A program's sensitivity is a personality trait that every programmer wrangles with. I ran into one of these scuffs yesterday while I was adding a captcha to the comments form on this site. There are great walkthroughs online that made it pretty straightforward, like this one by Prateek Surana and this one by hCaptcha. Everything was working great locally, so I deployed, and then it exploded.

I worked on what I thought was the problem for over two hours. Unfortunately, those hours were wasted chasing several red herrings that happened to pop up at the same time without any correlation. I took a break, and after another hour of redeploying and googling and package updating and despairing, the red herrings magically disappeared on their own. I screamed into my hands for a little while then did what every programmer does in similar situations. I begrudgingly thanked the tiny spirit that lives in my computer for giving up on its terrible prank, and I soldiered on.

(Disclaimer: ignoring errors, even most transient ones, isn't a good long-term strategy because it adds to the technical debt that will inevitably come back and bury you alive if you're not careful)

The real bug had been hiding in the noise created by all those magic evil fish (the red herrings) and was easier to solve, but still quite baffling.
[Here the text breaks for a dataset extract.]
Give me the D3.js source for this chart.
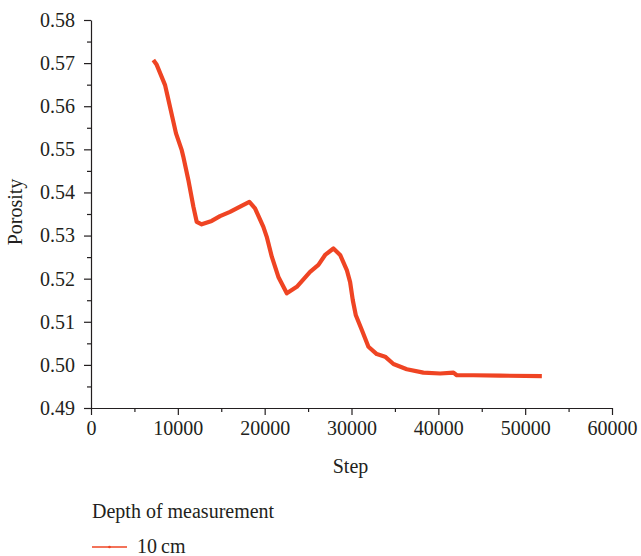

I was getting the below error when I tried to submit a comment, but only on the web deployments. The local builds (dev and prod) wouldn't throw the error.

ClientError: GraphQL Error (Code: 401): {"response":{"error":"{\"errors\":[{\"message\":\"token verification failed: illegal base64 data at input byte 0\"}]...

This made it infuriating to debug. I experimented with the format of environment variables on Vercel, triple-checked secrets, recreated env variables, reverted commits, and googled every permutation of the issue I could think of. Finally, this stack overflow answer inspired the idea of sticking the auth header in a const variable instead of using a fancy template literal. And that did it. The princess's pea was a stupid, totally legitimate template literal.

template-literal-to-const-bug-fix.jpg

The comments form currently works, so I guess the princess program lived happily ever after.

I, on the other hand, am very much over it.